Better yet for tracking are those cookies that record the activities of the net surfer after they leave the bank's website. This helps you better understand the customer's state of mind. These cookies could alert the bank about important lifestyle events, such as a marriage or divorce, the arrival of a new child, a teenager going to college or a change in career. Having such insider information is gold to marketing people who can leverage it to send a timely message from the bank offering customized services. The options here are nearly limitless.
Social media offers new possibilities in listening in on customer conversations and behaviors, but at the same time, it can be problematic. The consumer may not appreciate the invasion of their private life. The banking industry is built around respecting and protecting the privacy of customers, so leveraging social media opportunities is a double-edged sword. After all, in many cases the customer may not realize that using the Internet leaves a trail of information behind that is virtually unprotected. In theory, the bank may use it, but does the client really want his trusted bank to be so inquisitive?

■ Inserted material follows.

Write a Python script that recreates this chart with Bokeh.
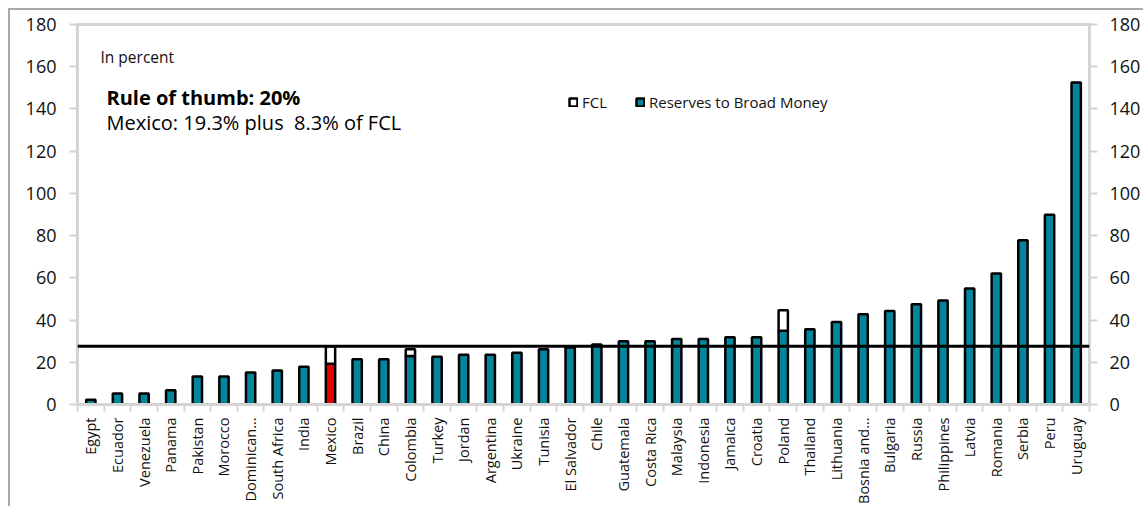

Researchers at the University of PA tried to answer this question and others by focusing on Americans' attitude toward privacy. The researchers found that 91% of the respondents believe it is not fair to collect information about them--if they don't know. Further, the promise of a discount will not change their mind as 84% want to have control of what marketers can learn.
So what should bankers do about this? Forget about it? Not necessarily. Banks may want to consider just asking for permission to visit profiles on Facebook or LinkedIn. The process could be part of the customer application for a loan or for something else perhaps. When the bank gets the green light, it opens a window into potentially useful information but here too you have to be careful to avoid running afoul of the laws.
Online lenders say their algorithms give a better measure of ability to repay than more common methods used by banks. We will obviously have to wait until the next crisis to know who is right. However, suffice it to say that digital information can be valuable and perhaps more timely than traditional methods in some cases.
Digital data analysis continues to expand, so our advice is to just follow the rules and embrace it. You might capture some new customers more easily as you engage with existing ones and strengthen relationships.